#### Task goal:
Only the lines from the top of the listing below to the line that has "(22,781.5) -- (1071,781.5);" should be echoed, with both ends kept and pictures left out.

Rows from a dataset of charts and code
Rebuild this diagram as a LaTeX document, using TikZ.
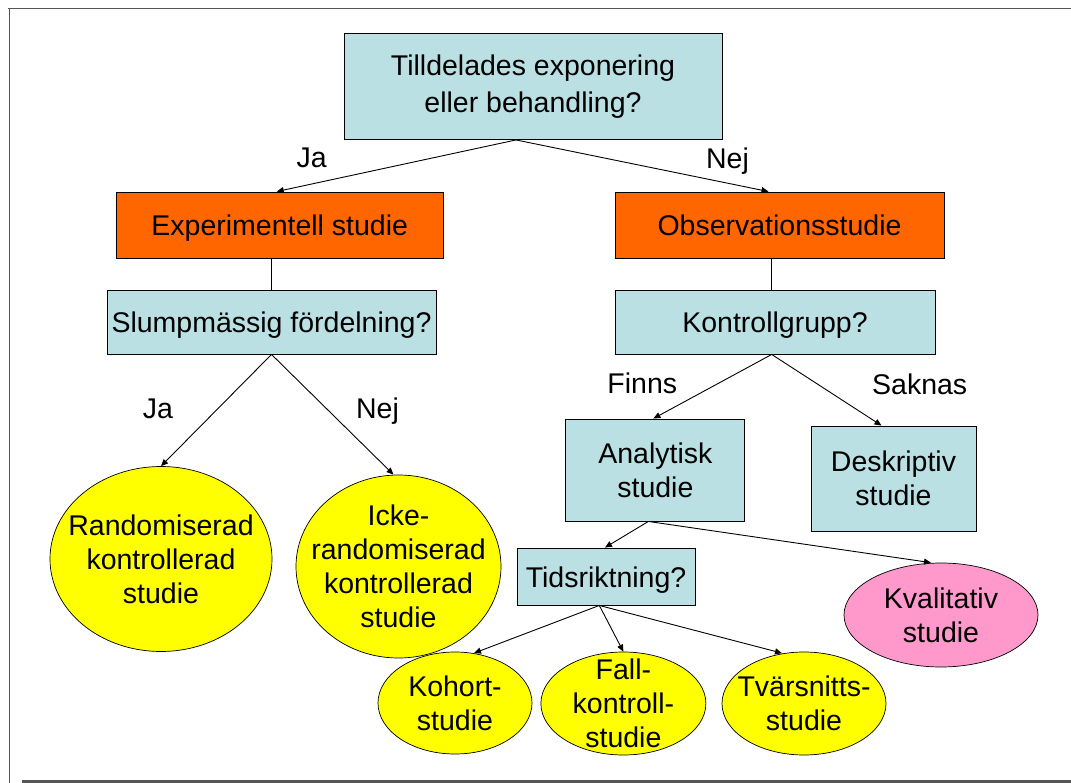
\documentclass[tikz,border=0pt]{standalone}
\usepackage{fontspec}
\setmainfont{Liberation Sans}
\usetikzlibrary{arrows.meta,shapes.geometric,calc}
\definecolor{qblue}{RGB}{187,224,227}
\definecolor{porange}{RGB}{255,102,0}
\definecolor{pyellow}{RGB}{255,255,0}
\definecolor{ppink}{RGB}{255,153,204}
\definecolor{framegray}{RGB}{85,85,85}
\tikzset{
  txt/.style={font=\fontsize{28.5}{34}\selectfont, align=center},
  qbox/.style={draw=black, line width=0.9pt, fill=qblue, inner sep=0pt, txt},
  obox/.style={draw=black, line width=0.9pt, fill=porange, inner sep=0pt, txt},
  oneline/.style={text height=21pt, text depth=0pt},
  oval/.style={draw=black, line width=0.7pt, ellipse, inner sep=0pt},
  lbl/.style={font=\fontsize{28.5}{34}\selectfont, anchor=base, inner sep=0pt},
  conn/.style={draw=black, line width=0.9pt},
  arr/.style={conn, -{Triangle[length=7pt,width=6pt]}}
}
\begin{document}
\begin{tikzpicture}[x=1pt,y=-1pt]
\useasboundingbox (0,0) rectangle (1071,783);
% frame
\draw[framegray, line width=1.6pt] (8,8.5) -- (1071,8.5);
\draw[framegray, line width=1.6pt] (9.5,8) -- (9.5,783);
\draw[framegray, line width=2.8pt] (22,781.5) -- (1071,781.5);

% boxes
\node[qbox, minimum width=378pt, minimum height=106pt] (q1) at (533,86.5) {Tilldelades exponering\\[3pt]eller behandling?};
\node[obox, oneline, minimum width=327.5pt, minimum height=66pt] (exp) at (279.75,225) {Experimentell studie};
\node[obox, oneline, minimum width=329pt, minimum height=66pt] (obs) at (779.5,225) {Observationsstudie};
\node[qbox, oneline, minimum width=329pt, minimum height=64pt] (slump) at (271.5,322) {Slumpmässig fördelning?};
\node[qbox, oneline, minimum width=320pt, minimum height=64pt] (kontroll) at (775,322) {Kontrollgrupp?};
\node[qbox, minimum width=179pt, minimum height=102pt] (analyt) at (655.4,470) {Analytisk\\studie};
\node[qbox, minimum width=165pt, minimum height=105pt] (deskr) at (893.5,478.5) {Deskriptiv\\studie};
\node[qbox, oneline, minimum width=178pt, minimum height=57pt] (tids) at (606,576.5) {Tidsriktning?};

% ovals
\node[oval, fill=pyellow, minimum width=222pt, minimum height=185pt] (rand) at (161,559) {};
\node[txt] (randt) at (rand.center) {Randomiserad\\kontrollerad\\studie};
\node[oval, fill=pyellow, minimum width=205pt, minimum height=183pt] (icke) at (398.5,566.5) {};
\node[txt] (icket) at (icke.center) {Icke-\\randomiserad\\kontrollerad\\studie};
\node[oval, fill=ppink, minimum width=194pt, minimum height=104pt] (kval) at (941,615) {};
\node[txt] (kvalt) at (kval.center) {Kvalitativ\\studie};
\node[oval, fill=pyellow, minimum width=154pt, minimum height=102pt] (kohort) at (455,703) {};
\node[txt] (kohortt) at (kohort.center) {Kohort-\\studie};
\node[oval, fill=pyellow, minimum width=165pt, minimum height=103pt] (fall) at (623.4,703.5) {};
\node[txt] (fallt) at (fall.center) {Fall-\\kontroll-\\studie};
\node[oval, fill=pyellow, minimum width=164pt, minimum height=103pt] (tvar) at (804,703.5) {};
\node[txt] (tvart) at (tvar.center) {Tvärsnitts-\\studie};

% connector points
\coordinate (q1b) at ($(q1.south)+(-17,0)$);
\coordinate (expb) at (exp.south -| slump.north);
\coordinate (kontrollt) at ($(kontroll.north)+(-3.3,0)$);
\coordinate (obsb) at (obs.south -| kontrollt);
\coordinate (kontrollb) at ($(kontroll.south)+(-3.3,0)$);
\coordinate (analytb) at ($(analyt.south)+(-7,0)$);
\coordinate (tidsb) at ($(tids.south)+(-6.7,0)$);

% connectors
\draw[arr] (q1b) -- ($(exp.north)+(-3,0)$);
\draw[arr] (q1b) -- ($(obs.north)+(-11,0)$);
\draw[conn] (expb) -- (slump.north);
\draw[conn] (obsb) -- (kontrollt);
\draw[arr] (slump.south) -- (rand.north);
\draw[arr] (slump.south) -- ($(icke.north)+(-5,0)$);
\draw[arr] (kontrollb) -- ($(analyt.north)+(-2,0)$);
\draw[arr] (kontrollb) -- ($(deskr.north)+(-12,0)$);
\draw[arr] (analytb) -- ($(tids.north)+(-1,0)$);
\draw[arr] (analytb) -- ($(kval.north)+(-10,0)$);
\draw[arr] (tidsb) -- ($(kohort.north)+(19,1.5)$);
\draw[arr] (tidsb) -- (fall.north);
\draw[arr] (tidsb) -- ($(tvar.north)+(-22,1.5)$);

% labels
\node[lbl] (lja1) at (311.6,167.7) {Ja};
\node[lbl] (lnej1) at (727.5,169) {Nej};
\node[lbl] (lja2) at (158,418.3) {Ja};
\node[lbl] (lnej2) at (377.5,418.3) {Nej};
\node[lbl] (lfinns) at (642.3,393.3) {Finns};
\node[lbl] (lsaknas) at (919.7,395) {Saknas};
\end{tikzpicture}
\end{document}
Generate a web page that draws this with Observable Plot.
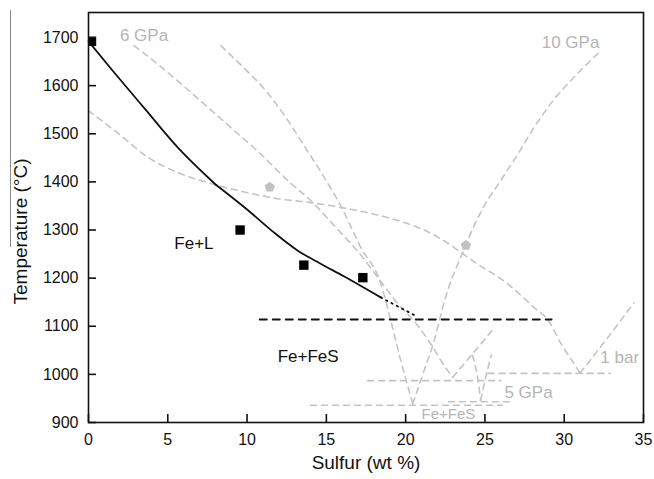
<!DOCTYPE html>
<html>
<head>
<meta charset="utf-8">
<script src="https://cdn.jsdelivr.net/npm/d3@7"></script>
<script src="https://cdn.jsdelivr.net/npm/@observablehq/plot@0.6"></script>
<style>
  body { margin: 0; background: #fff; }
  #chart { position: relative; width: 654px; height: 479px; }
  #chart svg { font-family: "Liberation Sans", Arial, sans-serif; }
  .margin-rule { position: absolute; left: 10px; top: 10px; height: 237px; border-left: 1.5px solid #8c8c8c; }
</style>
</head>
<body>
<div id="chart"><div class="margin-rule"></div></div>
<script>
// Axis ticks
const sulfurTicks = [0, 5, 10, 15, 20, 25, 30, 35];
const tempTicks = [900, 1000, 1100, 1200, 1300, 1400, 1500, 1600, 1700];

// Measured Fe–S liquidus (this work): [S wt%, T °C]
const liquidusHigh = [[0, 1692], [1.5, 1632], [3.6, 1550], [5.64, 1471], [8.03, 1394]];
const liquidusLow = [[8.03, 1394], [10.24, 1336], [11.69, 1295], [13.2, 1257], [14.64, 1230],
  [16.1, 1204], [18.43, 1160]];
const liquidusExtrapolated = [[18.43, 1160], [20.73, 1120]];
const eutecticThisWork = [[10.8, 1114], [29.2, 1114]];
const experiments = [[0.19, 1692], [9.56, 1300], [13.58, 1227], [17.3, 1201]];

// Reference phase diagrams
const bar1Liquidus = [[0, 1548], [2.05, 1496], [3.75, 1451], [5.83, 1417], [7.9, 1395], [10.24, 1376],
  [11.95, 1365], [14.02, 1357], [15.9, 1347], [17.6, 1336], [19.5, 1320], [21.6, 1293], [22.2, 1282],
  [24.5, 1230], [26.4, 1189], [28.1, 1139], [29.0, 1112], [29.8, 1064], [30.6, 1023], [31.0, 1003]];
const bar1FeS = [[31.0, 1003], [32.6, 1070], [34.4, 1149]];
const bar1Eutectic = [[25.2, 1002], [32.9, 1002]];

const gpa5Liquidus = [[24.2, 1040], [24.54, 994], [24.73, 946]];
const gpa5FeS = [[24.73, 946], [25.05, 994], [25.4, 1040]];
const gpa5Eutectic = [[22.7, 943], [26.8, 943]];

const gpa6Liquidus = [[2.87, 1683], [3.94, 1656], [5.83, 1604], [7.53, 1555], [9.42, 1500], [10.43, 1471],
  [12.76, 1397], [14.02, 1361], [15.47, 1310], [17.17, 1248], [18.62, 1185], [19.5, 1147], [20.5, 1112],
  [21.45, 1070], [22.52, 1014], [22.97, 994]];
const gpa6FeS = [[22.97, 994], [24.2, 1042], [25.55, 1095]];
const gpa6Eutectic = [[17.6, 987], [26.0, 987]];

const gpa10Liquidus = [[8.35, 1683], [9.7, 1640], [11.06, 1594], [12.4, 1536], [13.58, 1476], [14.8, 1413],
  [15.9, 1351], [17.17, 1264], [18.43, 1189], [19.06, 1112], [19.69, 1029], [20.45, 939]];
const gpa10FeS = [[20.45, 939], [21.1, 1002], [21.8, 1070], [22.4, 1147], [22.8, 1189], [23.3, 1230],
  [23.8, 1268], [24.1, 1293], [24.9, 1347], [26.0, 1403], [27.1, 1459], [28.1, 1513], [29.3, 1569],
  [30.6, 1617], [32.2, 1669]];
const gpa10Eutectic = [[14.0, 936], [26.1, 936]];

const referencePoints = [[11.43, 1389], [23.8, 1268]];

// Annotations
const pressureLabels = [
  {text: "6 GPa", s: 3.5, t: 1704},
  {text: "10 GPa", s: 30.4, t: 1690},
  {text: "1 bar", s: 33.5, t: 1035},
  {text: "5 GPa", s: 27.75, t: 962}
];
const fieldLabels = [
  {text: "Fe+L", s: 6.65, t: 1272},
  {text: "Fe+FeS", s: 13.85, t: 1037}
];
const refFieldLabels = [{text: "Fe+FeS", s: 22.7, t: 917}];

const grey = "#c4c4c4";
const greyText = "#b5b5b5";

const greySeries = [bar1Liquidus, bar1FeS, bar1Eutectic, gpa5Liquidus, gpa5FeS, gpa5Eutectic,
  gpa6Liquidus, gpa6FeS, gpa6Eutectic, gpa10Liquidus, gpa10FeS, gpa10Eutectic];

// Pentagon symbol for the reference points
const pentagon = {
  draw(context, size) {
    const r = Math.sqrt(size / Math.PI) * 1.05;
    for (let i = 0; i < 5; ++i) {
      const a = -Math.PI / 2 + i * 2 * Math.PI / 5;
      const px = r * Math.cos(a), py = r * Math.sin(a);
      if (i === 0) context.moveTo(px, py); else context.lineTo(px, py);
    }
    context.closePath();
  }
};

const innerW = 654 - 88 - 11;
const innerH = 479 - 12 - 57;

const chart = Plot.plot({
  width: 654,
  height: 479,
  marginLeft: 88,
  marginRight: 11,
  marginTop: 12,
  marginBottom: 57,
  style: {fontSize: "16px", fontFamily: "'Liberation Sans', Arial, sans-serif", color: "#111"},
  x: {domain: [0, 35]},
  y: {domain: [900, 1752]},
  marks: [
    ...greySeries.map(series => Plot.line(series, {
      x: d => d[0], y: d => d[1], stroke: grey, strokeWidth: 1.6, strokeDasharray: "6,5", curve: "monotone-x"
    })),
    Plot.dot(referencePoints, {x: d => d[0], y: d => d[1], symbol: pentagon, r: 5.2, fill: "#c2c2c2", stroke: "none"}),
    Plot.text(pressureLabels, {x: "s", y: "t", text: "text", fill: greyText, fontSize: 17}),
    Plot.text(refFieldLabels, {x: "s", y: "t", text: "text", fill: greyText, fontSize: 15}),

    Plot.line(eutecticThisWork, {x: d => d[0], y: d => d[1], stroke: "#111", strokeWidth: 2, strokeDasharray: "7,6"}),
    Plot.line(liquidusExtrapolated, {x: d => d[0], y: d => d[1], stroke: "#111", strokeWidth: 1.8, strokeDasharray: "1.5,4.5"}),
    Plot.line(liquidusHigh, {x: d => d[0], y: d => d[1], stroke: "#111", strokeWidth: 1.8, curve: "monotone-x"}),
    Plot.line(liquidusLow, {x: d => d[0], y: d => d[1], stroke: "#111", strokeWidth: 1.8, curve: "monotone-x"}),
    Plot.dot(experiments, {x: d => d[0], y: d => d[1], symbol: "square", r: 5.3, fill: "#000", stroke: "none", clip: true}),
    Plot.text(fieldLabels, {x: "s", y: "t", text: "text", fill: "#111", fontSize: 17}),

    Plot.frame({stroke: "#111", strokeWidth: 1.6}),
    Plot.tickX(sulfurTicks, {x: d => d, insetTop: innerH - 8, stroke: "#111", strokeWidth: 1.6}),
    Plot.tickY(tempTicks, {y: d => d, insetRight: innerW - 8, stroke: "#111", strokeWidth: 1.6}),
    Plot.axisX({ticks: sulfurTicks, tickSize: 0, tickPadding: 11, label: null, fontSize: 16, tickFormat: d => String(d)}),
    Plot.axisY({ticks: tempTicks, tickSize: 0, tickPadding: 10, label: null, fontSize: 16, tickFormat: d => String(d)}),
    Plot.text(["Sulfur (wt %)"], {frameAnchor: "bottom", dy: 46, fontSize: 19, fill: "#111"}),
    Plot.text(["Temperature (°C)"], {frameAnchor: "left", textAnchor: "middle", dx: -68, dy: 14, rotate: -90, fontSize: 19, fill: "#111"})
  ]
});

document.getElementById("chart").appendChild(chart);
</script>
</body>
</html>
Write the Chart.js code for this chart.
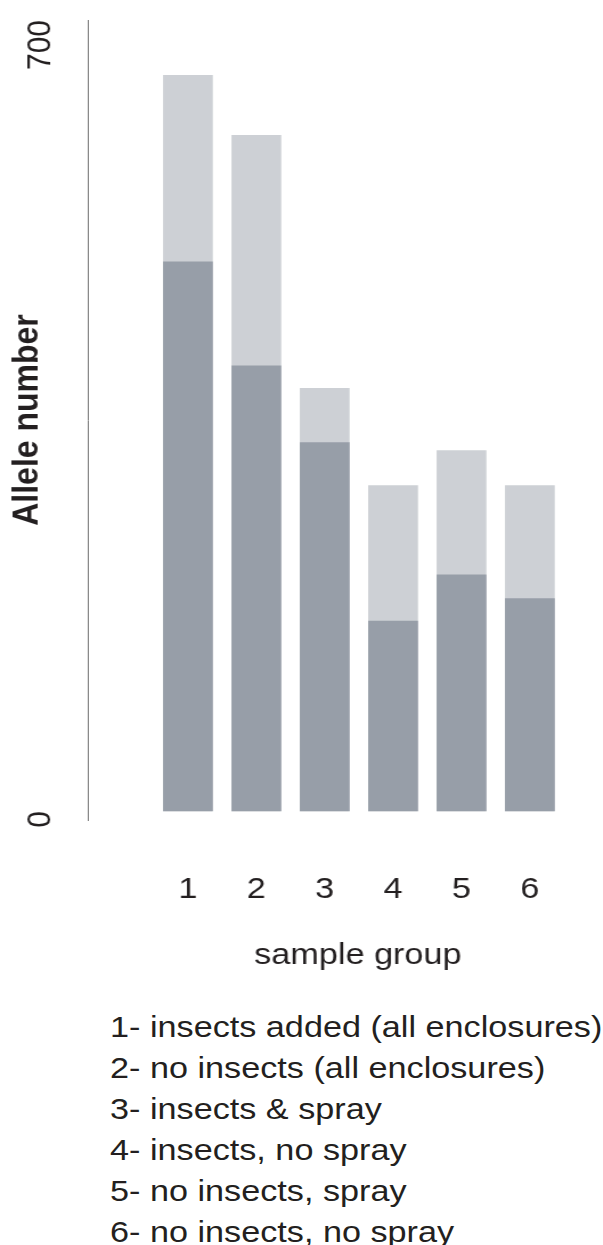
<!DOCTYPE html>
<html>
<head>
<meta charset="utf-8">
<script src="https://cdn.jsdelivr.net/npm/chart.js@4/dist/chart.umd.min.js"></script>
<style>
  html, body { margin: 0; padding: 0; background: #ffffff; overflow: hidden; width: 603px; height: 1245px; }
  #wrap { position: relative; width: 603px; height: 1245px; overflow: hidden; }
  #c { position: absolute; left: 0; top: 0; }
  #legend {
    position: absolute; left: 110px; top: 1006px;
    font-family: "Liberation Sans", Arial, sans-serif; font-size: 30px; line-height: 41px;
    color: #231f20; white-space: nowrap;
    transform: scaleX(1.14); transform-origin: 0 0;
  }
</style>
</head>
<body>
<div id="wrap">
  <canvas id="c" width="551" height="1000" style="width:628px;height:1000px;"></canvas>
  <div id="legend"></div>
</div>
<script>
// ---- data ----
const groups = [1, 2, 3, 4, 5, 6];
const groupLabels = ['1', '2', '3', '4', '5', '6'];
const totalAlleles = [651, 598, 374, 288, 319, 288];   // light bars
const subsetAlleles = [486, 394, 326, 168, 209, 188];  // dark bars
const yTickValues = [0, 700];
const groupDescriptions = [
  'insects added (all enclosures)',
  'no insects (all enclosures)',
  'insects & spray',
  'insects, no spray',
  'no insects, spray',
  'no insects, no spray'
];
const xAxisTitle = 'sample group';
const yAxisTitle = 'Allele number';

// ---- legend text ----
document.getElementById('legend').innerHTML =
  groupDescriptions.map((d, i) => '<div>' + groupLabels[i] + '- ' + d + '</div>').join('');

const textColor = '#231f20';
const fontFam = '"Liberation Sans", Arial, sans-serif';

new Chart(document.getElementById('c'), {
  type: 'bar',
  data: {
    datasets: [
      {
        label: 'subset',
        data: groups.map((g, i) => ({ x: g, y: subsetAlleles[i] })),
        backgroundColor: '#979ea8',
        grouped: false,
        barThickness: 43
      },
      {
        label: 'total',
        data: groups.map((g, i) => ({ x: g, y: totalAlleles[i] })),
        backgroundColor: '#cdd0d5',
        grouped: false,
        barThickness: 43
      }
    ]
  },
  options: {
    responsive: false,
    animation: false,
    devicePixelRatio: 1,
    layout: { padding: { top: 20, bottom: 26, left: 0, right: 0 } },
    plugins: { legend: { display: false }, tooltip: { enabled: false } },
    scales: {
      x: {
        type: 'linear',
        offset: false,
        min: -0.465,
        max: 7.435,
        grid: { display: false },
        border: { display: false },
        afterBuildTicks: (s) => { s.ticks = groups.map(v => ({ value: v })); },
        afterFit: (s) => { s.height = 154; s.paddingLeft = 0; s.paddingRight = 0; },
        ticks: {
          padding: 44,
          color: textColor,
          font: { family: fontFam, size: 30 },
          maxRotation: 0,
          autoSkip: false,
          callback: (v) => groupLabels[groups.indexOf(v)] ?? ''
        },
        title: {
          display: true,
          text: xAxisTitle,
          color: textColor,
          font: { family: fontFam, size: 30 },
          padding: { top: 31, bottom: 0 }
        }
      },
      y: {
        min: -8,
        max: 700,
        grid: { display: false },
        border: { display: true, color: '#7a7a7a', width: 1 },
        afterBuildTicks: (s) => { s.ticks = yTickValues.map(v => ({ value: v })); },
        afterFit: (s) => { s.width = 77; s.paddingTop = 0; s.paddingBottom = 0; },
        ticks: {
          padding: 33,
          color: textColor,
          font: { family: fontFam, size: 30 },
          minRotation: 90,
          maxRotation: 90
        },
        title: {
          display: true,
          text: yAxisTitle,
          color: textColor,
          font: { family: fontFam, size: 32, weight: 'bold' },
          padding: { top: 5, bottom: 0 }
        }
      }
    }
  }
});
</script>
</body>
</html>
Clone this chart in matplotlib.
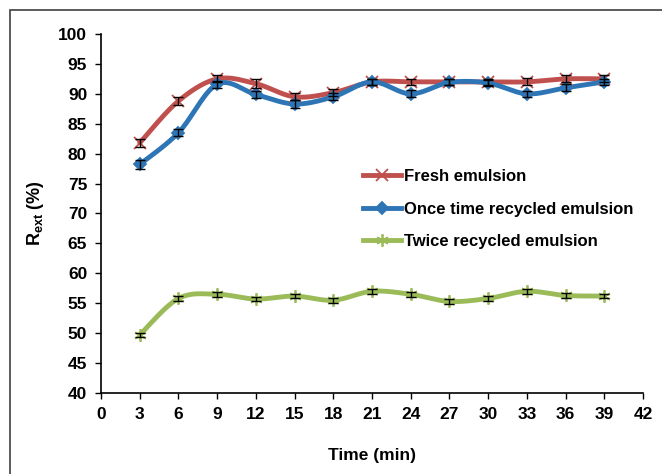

#### Response to the exercise:
Rebuild this diagram as a LaTeX document, using TikZ.
\documentclass[tikz,border=0pt]{standalone}
\usepackage{fontspec}
\setmainfont{Liberation Sans}
\usetikzlibrary{arrows.meta,shapes.geometric,calc}
\definecolor{qblue}{RGB}{187,224,227}
\definecolor{porange}{RGB}{255,102,0}
\definecolor{pyellow}{RGB}{255,255,0}
\definecolor{ppink}{RGB}{255,153,204}
\definecolor{framegray}{RGB}{85,85,85}
\tikzset{
  txt/.style={font=\fontsize{28.5}{34}\selectfont, align=center},
  qbox/.style={draw=black, line width=0.9pt, fill=qblue, inner sep=0pt, txt},
  obox/.style={draw=black, line width=0.9pt, fill=porange, inner sep=0pt, txt},
  oneline/.style={text height=21pt, text depth=0pt},
  oval/.style={draw=black, line width=0.7pt, ellipse, inner sep=0pt},
  lbl/.style={font=\fontsize{28.5}{34}\selectfont, anchor=base, inner sep=0pt},
  conn/.style={draw=black, line width=0.9pt},
  arr/.style={conn, -{Triangle[length=7pt,width=6pt]}}
}
\begin{document}
\begin{tikzpicture}[x=1pt,y=-1pt]
\useasboundingbox (0,0) rectangle (1071,783);
% frame
\draw[framegray, line width=1.6pt] (8,8.5) -- (1071,8.5);
\draw[framegray, line width=1.6pt] (9.5,8) -- (9.5,783);
\draw[framegray, line width=2.8pt] (22,781.5) -- (1071,781.5);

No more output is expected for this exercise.